Fin 2016, Les agri-urbains du Hainaut décrochaient un appel à projet de la Direction régionale de l’alimentation, de l’agriculture et de la forêt (DRAAF). Ils le présentaient dans la foulée à des riverains à peu près certains que cela ne dépasserait pas l’effet d’annonce : faire pousser des légumes et des fruits là où n’importe quel maraîcher sensé ne miserait pas une graine. L’association a contourné l’obstacle – ce mélange de glaise et gravats, vestige du passé, sous leurs pieds – en surélevant les cultures. Quelques mois plus tard, lorsque les réunions se sont multipliées, lorsque les adultes et enfants ont planté le verger, lorsque les toiles de la serre se sont élevées, une quinzaine de riverains, convaincus, s’engageaient. Des ateliers de plantation avec les habitants, le centre social et les écoles, toucheront ceux qui en doutent encore. Et les derniers récalcitrants découvriront le vrai goût des fruits et légumes, bientôt, dans leur assiette (1).
« L’idée, c’est que les habitants s’en saisissent et que, dans six ou sept ans, ils le reprennent. On allume la mèche et quand le feu a bien pris, on transmet pour aller ailleurs. »

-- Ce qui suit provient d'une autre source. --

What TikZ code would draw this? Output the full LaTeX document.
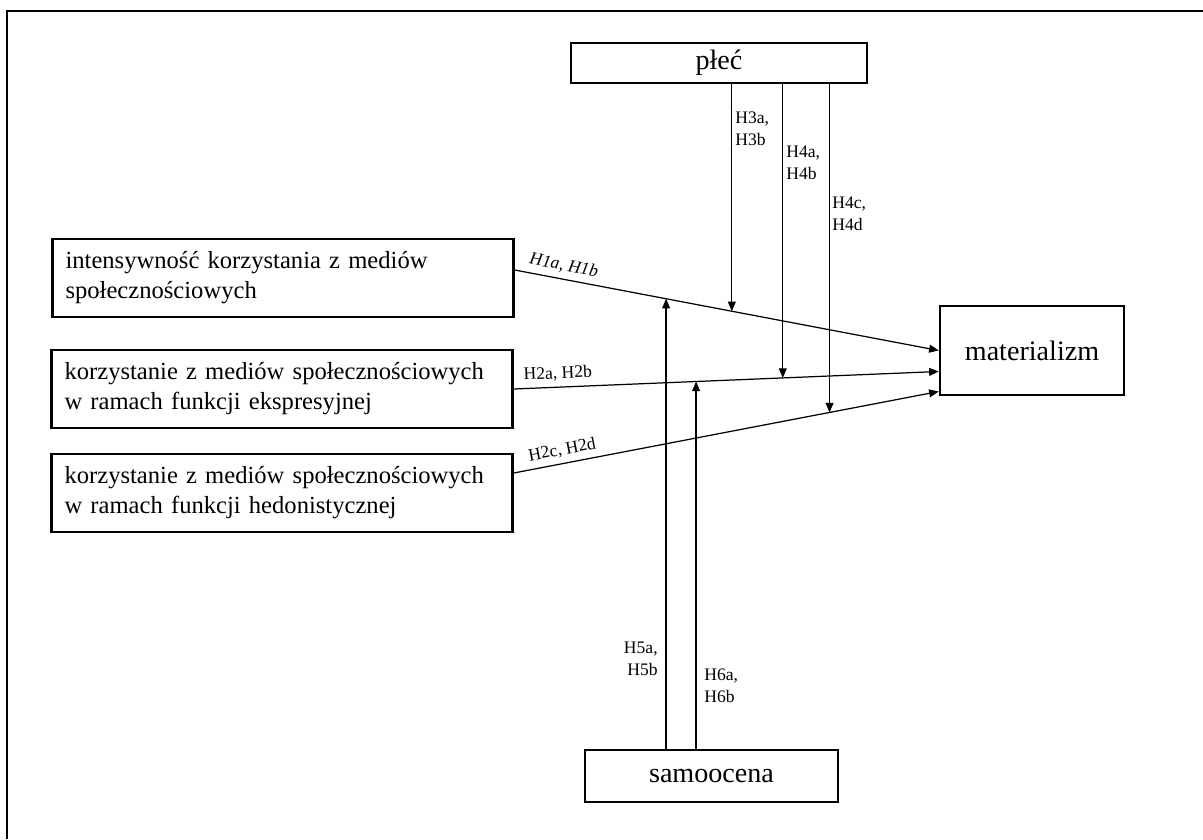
\documentclass[tikz,border=0pt]{standalone}
\usepackage{fontspec}
\setmainfont{Liberation Serif}
\usetikzlibrary{arrows.meta, positioning, calc}

\tikzset{
  box/.style={draw, line width=1.4pt, inner sep=0pt},
  varbox/.style={box, align=left, text width=8.7cm, inner xsep=0.26cm,
                 minimum height=1.56cm, font=\fontsize{14}{17}\selectfont},
  bigbox/.style={box, align=center, font=\fontsize{16}{19}\selectfont},
  arr/.style={-{Triangle[length=5.5pt,width=4.5pt]}, line width=0.7pt},
  hyp/.style={font=\fontsize{10}{12.5}\selectfont, inner sep=0pt},
  hypit/.style={font=\fontsize{10}{12.5}\selectfont\itshape, inner sep=0pt}
}

\begin{document}
\begin{tikzpicture}[x=0.02cm, y=-0.02cm]
    \useasboundingbox (0,0) rectangle (1203,839);

    % Ramka
    \draw[line width=1.2pt] (7,839) -- (7,11) -- (1203,11);

    % --- Zmienne ---
    \node[varbox] (int) at (283,278) {intensywność korzystania z mediów\\społecznościowych};
    \node[varbox] (eks) at (282,389) {korzystanie z mediów społecznościowych\\w ramach funkcji ekspresyjnej};
    \node[varbox] (hed) at (282,493) {korzystanie z mediów społecznościowych\\w ramach funkcji hedonistycznej};

    \node[bigbox, minimum width=5.92cm, minimum height=0.8cm] (plec) at (719,63) {płeć};
    \node[bigbox, minimum width=3.68cm, minimum height=1.78cm] (mat) at (1032,350.5) {materializm};
    \node[bigbox, minimum width=5.06cm, minimum height=1.04cm] (samo) at (711.5,776) {samoocena};

    % --- Sciezki glowne ---
    \draw[arr] ([yshift=0.16cm]int.east) -- (mat.west)
        node[pos=0.11, above=3pt, sloped, hypit] {H1a, H1b}
        coordinate[pos=0.512] (k1) coordinate[pos=0.357] (s1);
    \draw[arr] (eks.east) -- ([yshift=-0.42cm]mat.west)
        node[pos=0.105, above=3pt, sloped, hyp] {H2a, H2b}
        coordinate[pos=0.633] (k2) coordinate[pos=0.429] (s2);
    \draw[arr] ([yshift=0.4cm]hed.east) -- ([yshift=-0.82cm]mat.west)
        node[pos=0.12, above=3pt, sloped, hyp] {H2c, H2d}
        coordinate[pos=0.743] (k3);

    % --- Moderatory: plec ---
    \draw[arr] (plec.south -| k1) -- (k1);
    \draw[arr] (plec.south -| k2) -- (k2);
    \draw[arr] (plec.south -| k3) -- (k3);
    \node[hyp, align=left, anchor=north west] (h3) at (735,112) {H3a,\\H3b};
    \node[hyp, align=left, anchor=north west] (h4a) at (786,146) {H4a,\\H4b};
    \node[hyp, align=left, anchor=north west] (h4c) at (832,197) {H4c,\\H4d};

    % --- Moderatory: samoocena ---
    \draw[arr] (samo.north -| s1) -- (s1);
    \draw[arr] (samo.north -| s2) -- (s2);
    \node[hyp, align=right, anchor=north east] (h5) at (658,642) {H5a,\\H5b};
    \node[hyp, align=left, anchor=north west] (h6) at (704,669) {H6a,\\H6b};
\end{tikzpicture}
\end{document}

Pour l’instant chantier d’insertion – avec quatre emplois occupés par des habitants du quartier – demain ferme urbaine à part entière. Telle est la vocation première du projet participatif : « L’idée, c’est que les habitants s’en saisissent et que, dans six ou sept ans, ils le reprennent », résume Guillaume Colson. Pour que le directeur de la structure puisse essaimer le projet : « On allume la mèche et quand le feu a bien pris, on transmet pour aller ailleurs. » (1) Les récoltes seront vendues à un tarif « solidaire », promet l’association. La méthode de vente sera décidée avec les habitants.